Kur’an’da bir iki defa
değil, defalarca her şeyden önce namaz
kılmaya emredilmiştir. Yine Kur’an’da namaz kılanlar ilahi övgüye mazhar olurken,
namaz kılmayan kimseler şiddetle kınanmıştır. Keza namaz kılanlar için büyük
ilahi mükafatlar va’dedilirken, namaz kılmayanları büyük ilahi azabın beklediği
açık bir dille ortaya koyulmuştur. İlaveten, Kur’an-ı Kerim’de namaz ibadetinin
bütün ilahi dinlerin ortak ibadeti olduğu vurgulanırken, bütün ilahi elçilerin
en fazla önemsediği ibadetin de namaz olduğu, hatta onların Allah Teala’dan kendilerini
namaz kılanlardan kılmasını diledikleri ve namaz kılmanın bütün enbiyanın ortak
vasfı olduğu gözler önüne serilmiştir.
Allah Teala şöyle buyuruyor:
“Salâtı (namazı) ikame edin
(gerektiği gibi kılın). Zekatı verin ve rüku edenlerle birlikte rüku edin.”
[8]Yine şöyle buyurmuştur:
“Namazı kılın, O’ndan sakının ve bilin ki, dönüşünüz O’nadır.”
[9]Yine şöyle buyurmuştur:
“İman eden kullarıma de ki: “İçinde alışveriş ve dostluk olmayan gün gelip
çatmadan namazı dosdoğru kılsınlar ve kendilerine rızk olarak verdiğimiz
şeylerden gizli ve açık olarak Allah yolunda harcasınlar.”
[10]Yine şöyle buyurmuştur: “Ey
iman edenler! Rüku ve secde edin, Rabbinize kulluk edin, hayırlar işleyin ki,
kurtulasınız.... Öyleyse, namazı dosdoğru kılın, zekat verin ve Allah’a sımsıkı
sarılın. O, sizin sahibinizdir. Ne güzel sahip ve ne güzel yardımcıdır O.”
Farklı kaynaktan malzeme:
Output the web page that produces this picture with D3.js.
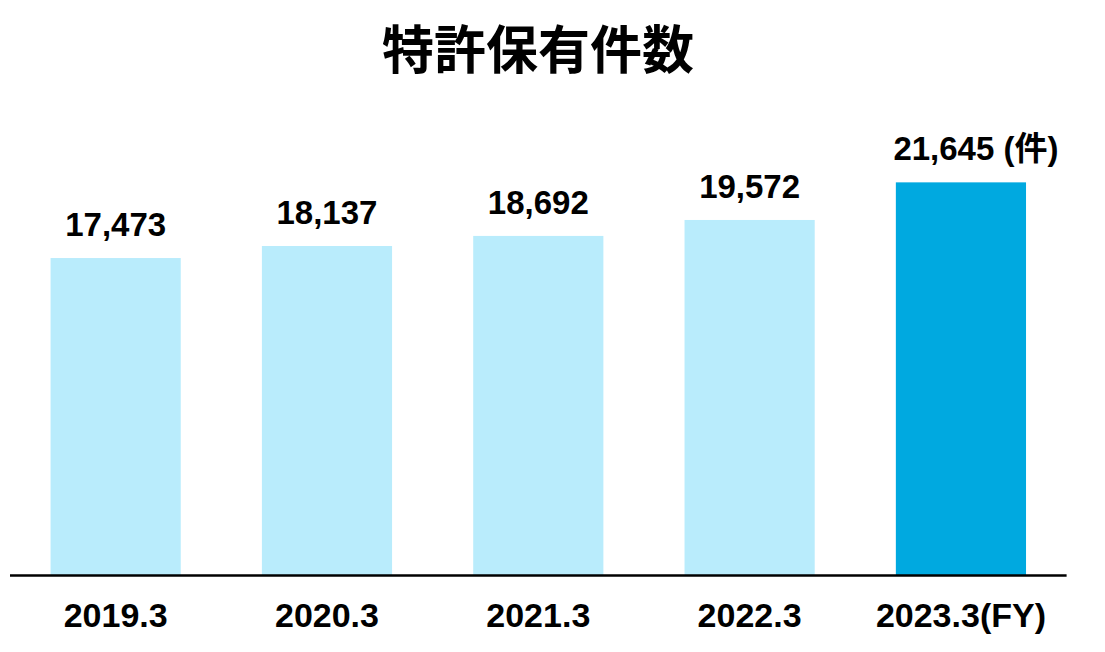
<!DOCTYPE html>
<html><head><meta charset="utf-8">
<script src="https://cdn.jsdelivr.net/npm/d3@7/dist/d3.min.js"></script>
<style>body{margin:0;background:#fff}svg{display:block}</style>
</head><body>
<script>
const categories = ["2019.3","2020.3","2021.3","2022.3","2023.3(FY)"];
const values = [17473, 18137, 18692, 19572, 21645];
const valueLabels = ["17,473","18,137","18,692","19,572","21,645 (件)"];
const title = "特許保有件数";

const W = 1105, H = 652;
const svg = d3.select("body").append("svg").attr("width", W).attr("height", H);
const x = d3.scaleBand().domain(categories).range([10, 1066.6]).paddingInner(0.384).paddingOuter(0.192);
const y = d3.scaleLinear().domain([0, 22000]).range([575, 575 - 22000 * 0.01814]);

svg.append("text").attr("x", 538).attr("y", 69).attr("text-anchor", "middle")
  .attr("font-family", "'Noto Sans CJK JP', sans-serif").attr("font-weight", "bold")
  .attr("font-size", 52).attr("fill", "#000").text(title);

svg.selectAll("rect.bar").data(values).join("rect").attr("class", "bar")
  .attr("x", (d, i) => x(categories[i])).attr("width", x.bandwidth())
  .attr("y", d => y(d)).attr("height", d => y(0) - y(d))
  .attr("fill", (d, i) => i === values.length - 1 ? "#00A9E0" : "#B9ECFC");

svg.selectAll("text.val").data(values).join("text").attr("class", "val")
  .attr("x", (d, i) => x(categories[i]) + x.bandwidth() / 2 + (i === values.length - 1 ? 15 : 0))
  .attr("y", d => y(d) - 22).attr("text-anchor", "middle")
  .attr("font-family", "'Liberation Sans', Arial, 'Noto Sans CJK JP', sans-serif").attr("font-weight", "bold")
  .attr("font-size", 33).attr("fill", "#000").text((d, i) => valueLabels[i]);

const axis = d3.axisBottom(x).tickSize(0).tickPadding(28);
const g = svg.append("g").attr("transform", `translate(0,${y(0)})`).call(axis);
g.select(".domain").attr("stroke", "#000").attr("stroke-width", 2.5).attr("d", "M10,0.5H1066.6");
g.selectAll("text").attr("font-family", "'Liberation Sans', Arial, sans-serif").attr("font-weight", "bold")
  .attr("font-size", 34).attr("fill", "#000");
</script>
</body></html>
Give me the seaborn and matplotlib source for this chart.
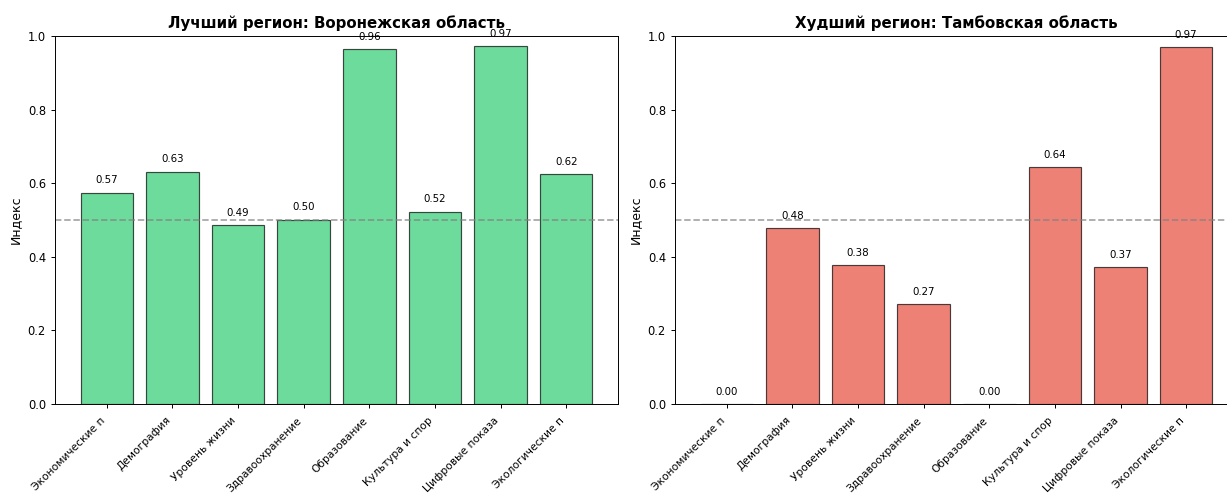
import matplotlib
matplotlib.use("Agg")
import matplotlib.pyplot as plt
import seaborn as sns

categories = ["Экономические п", "Демография", "Уровень жизни", "Здравоохранение",
              "Образование", "Культура и спор", "Цифровые показа", "Экологические п"]
best_values = [0.574, 0.631, 0.486, 0.501, 0.964, 0.523, 0.972, 0.624]
worst_values = [0.0, 0.478, 0.377, 0.271, 0.0, 0.643, 0.371, 0.970]
best_title = "Лучший регион: Воронежская область"
worst_title = "Худший регион: Тамбовская область"
best_color = "#2ecc71"
worst_color = "#e74c3c"

plt.rcParams['font.family'] = ['DejaVu Sans']
plt.rcParams['axes.linewidth'] = 0.7
plt.rcParams['xtick.major.width'] = 0.7
plt.rcParams['ytick.major.width'] = 0.7
plt.rcParams['xtick.major.size'] = 3.0
plt.rcParams['ytick.major.size'] = 3.0

fig = plt.figure(figsize=(12.27, 4.94), dpi=100)
ax1 = fig.add_axes([55 / 1227, 90 / 494, 563 / 1227, 368 / 494])
ax2 = fig.add_axes([675 / 1227, 90 / 494, 563 / 1227, 368 / 494])

for ax, vals, title, color in [(ax1, best_values, best_title, best_color),
                               (ax2, worst_values, worst_title, worst_color)]:
    sns.barplot(x=list(range(len(categories))), y=vals, color=color, saturation=1,
                alpha=0.7, edgecolor="black", linewidth=0.85, width=0.8, ax=ax,
                native_scale=True)
    ax.set_xlim(-0.79, len(categories) - 1 + 0.79)
    ax.set_ylim(0, 1.0)
    ax.axhline(0.5, color="gray", linestyle="--", alpha=0.7, linewidth=1.25)
    for i, v in enumerate(vals):
        ax.text(i, v + 0.02, f"{v:.2f}", ha="center", va="bottom", fontsize=7.4)
    ax.set_xticks(range(len(categories)))
    ax.set_xticklabels(categories, rotation=45, ha="right", fontsize=7.7)
    ax.tick_params(axis="x", pad=5)
    ax.tick_params(axis="y", labelsize=8.3)
    ax.set_ylabel("Индекс", fontsize=9)
    ax.set_xlabel("")
    ax.set_title(title, fontsize=10.8, fontweight="bold")

fig.savefig("out.png", dpi=100)
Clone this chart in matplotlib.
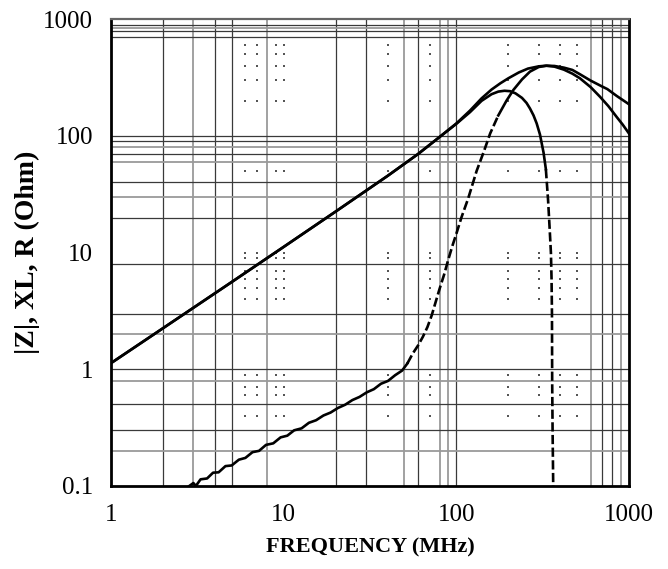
import numpy as np
import matplotlib
matplotlib.use("Agg")
import matplotlib.pyplot as plt

# |Z| curve (MHz, Ohm)
z_freq = [1, 2, 5, 10, 20, 40, 60, 80, 100, 120, 140, 160, 180, 200, 230, 260,
          300, 330, 370, 420, 470, 520, 600, 700, 750, 850, 1000]
z_vals = [1.13, 2.25, 5.6, 11.2, 22.5, 45.5, 70, 98, 128, 165, 210, 250, 283, 312, 350, 378,
          395, 400, 398, 385, 368, 338, 298, 265, 252, 220, 187]

# XL curve
xl_freq = [1, 2, 5, 10, 20, 40, 60, 80, 100, 120, 140, 160, 175, 190, 205, 220, 240,
           255, 267, 280, 292, 305, 320, 330, 340, 348, 353, 356, 358, 359, 361, 364]
xl_vals = [1.13, 2.25, 5.6, 11.2, 22.5, 45.5, 70, 98, 127, 160, 200, 228, 240, 244, 242,
           232, 212, 192, 172, 150, 128, 103, 72, 52, 28, 15, 10, 6, 3, 0.8, 0.3, 0.1]

# R curve
r_freq = [2.84, 3.0, 3.1, 3.3, 3.6, 3.9, 4.2, 4.6, 5.0, 5.5, 6.0, 6.6, 7.2, 7.9, 8.7,
          9.6, 10.5, 11.5, 12.7, 14.0, 15.4, 17.0, 18.7, 20.6, 22.7, 25.0, 27.5, 30.3,
          33.3, 36.6, 40.2, 44.2, 48.5, 52, 56, 60, 64, 68, 72, 76, 80, 85, 90, 95, 100,
          107, 117, 131, 145, 157, 175, 195, 214, 240, 267, 300, 333, 370, 420, 470,
          520, 600, 679, 760, 847, 920, 1000]
r_vals = [0.100, 0.106, 0.100, 0.114, 0.116, 0.130, 0.131, 0.148, 0.150, 0.168, 0.174,
          0.195, 0.200, 0.225, 0.232, 0.261, 0.270, 0.300, 0.312, 0.348, 0.366, 0.402,
          0.426, 0.466, 0.497, 0.545, 0.580, 0.635, 0.676, 0.752, 0.795, 0.890, 0.975,
          1.12, 1.37, 1.6, 1.9, 2.3, 2.9, 3.8, 4.9, 6.5, 8.8, 11.5, 14.5, 20, 29, 50, 75,
          105, 150, 200, 248, 305, 356, 390, 400, 393, 370, 342, 312, 262, 217, 180, 146,
          125, 105]

# leftover grid of the scanned sheet
vgrid_dark = [2, 4, 5, 20, 30, 60, 100, 700, 800]
vgrid_light = [3, 8, 50, 80, 90, 600, 900]
hgrid_dark = [900, 800, 700, 100, 90, 70, 40, 20, 8, 3, 1, 0.5, 0.3]
hgrid_light = [850, 80, 60, 30, 2, 0.8, 0.2]
dot_x = [6, 7, 9, 10, 40, 70, 200, 300, 400, 500]
dot_y = [1000, 600, 500, 400, 300, 200, 50, 10, 9, 7, 6, 5, 4, 0.9, 0.7, 0.6, 0.4]

plt.rcParams['font.family'] = ['Liberation Serif', 'DejaVu Serif']

fig = plt.figure(figsize=(6.68, 5.69), dpi=100)
ax = fig.add_axes([0.1662, 0.1459, 0.7754, 0.8202])
ax.set_xscale('log')
ax.set_yscale('log')
ax.set_xlim(1, 1000)
ax.set_ylim(0.1, 1000)

for v in vgrid_dark:
    ax.axvline(v, color='#3a3a3a', lw=0.9, zorder=1)
for v in vgrid_light:
    ax.axvline(v, color='#9a9a9a', lw=1.3, zorder=1)
for h in hgrid_dark:
    ax.axhline(h, color='#3a3a3a', lw=0.9, zorder=1)
for h in hgrid_light:
    ax.axhline(h, color='#9a9a9a', lw=1.3, zorder=1)

dx, dy = np.meshgrid(dot_x, dot_y)
ax.scatter(dx.ravel(), dy.ravel(), s=1.2, marker='s', color='#555555', linewidths=0, zorder=1)

lw = 1.9
dash = (0, (3.5, 1.3))

ax.plot(z_freq, z_vals, color='black', lw=lw, zorder=3)

xf = np.array(xl_freq)
xv = np.array(xl_vals)
m1 = xf <= 330
m2 = xf >= 330
ax.plot(xf[m1], xv[m1], color='black', lw=lw, zorder=3)
ax.plot(xf[m2], xv[m2], color='black', lw=lw, ls=dash, zorder=3)

rf = np.array(r_freq)
rv = np.array(r_vals)
s1 = rf <= 52
s2 = (rf >= 52) & (rf <= 175)
s3 = rf >= 175
ax.plot(rf[s1], rv[s1], color='black', lw=lw, zorder=3)
ax.plot(rf[s2], rv[s2], color='black', lw=lw, ls=dash, zorder=3)
ax.plot(rf[s3], rv[s3], color='black', lw=lw, zorder=3)

ax.set_xticks([1, 10, 100, 1000])
ax.set_xticklabels(['1', '10', '100', '1000'])
ax.set_yticks([0.1, 1, 10, 100, 1000])
ax.set_yticklabels(['0.1', '1', '10', '100', '1000'])
ax.minorticks_off()
ax.tick_params(axis='both', length=0, labelsize=18)
ax.tick_params(axis='x', pad=13)
ax.tick_params(axis='y', pad=13)

for side in ['left', 'bottom', 'right']:
    ax.spines[side].set_linewidth(2)
    ax.spines[side].set_color('black')
ax.spines['top'].set_linewidth(1.6)
ax.spines['top'].set_color('#666666')

ax.set_xlabel('FREQUENCY (MHz)', fontsize=16, fontweight='bold', labelpad=8)
ax.set_ylabel('|Z|, XL, R (Ohm)', fontsize=20, fontweight='bold', labelpad=2)

fig.savefig('out.png', dpi=100)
[11]Yine şöyle buyurmuştur:
“Namazı dosdoğru kılın, zekat verin ve Allah’ın Resulü’ne itaat edin ki;
rahmedilesiniz.”
[12]Yine şöyle buyurmuştur:
“Allah’a yönelin, O’ndan sakının, namazı doğruca kılın ve müşriklerden
olmayın.”
[13]Yine şöyle buyurmuştur:
“Gerçekten Rabbin, senin gecenin üçte ikisinden az bir zamanda ve gecenin
yarısında ve üçte birinde, seninle beraber olan bir grup ile beraber kalkıp
namaz kıldığını biliyor. Gece ve gündüzü takdir edip planlayan Allah’tır.
Allah, sizin bu vakitlerde kalkmaya güç yetiremeyeceğinizi biliyor. O, sizin
tevbenizi kabul etti. Artık Kur’an’dan okuyabildiğiniz kadar okuyun. Allah,
sizden hastalananların olacağını ve çıkıp yeryüzünde Allah’ın fazlını (rızkını)
arayan başkalarının bulunacağını ve diğer başkalarının da çıkıp Allah yolunda
cihad edeceğini biliyor. Artık size müyesser olduğu kadar Kur’an okuyun, namaz
kılın, zekat verin, Allah için güzel bir şekilde borç verin ki; kendi lehinize
takdim ettiğiniz her hayrı Allah katında daha yararlı ve mükafatça daha büyük
olarak bulacaksınız ve Allah’tan bağışlanma dileyin, şüphesiz O, çok bağışlayan
ve çok acıyandır.”
[14]Bütün peygamberlere gelen
vahiyde namaza emredildiğine, onların da en fazla namaza ehemmiyet verdiklerine
ve Allah’tan kendilerini namaz kılanlardan kılmasını dilediklerine işaret
etmiştik. Allah Teala bu hususta şöyle buyuruyor: “Onları (peygamberleri)
emrimizle yol gösteren önderler kıldık. Onlara iyilikler yapmanın, namaz
kılmanın, zekat vermenin yapılışını vahyettik ve onlar Bize kulluk
edenlerdendiler.”
[15]Yine Hz. İsa (a.s)’ın
dilinden şöyle buyurmuştur: “Ben Allah’ın kuluyum, bana kitap verdi, beni
peygamber yaptı, nerede olursam olayım beni mübarek kıldı ve sağ olduğum
müddetçe bana namaz ve zekatı emretti.”
[16]Yine tevhid kahramanı Hz.
İbrahim (a.s) oğlu Hz. İsmail ve annesi Hacer’i Mekke çölünde yerleştirince
Allah Teala’ya şöyle dua etmiştir: “Ey Rabbimiz! Ben zürriyetimden bir kısmını,
ekinsiz bir vadide saygın olan evinin yanında iskan ettim. Rabbimiz! Onları
iskan ettim ki, namaz kılsınlar. İnsanlardan bazı gönülleri, onlara yönelt ve
onları bazı nimetlerle rızıklandır ki şükretsinler.”
[17]Yine o Hazret kendi ve
zürriyeti hakkında şöyle dua etmiştir: “Ey Rabbim! Beni namaz kılan eyle,
zürriyetimden de. Ey Rabbimiz! Duamı kabul et.”
[18]Yine Allah Teala Hz. İsmail
peygamber hakkında şöyle buyurmuştur: “Kitapta İsmail’i de an. O çok doğru
sözlü, peygamber ve resul idi. Ailesine namaz ve zekatı emrederdi.”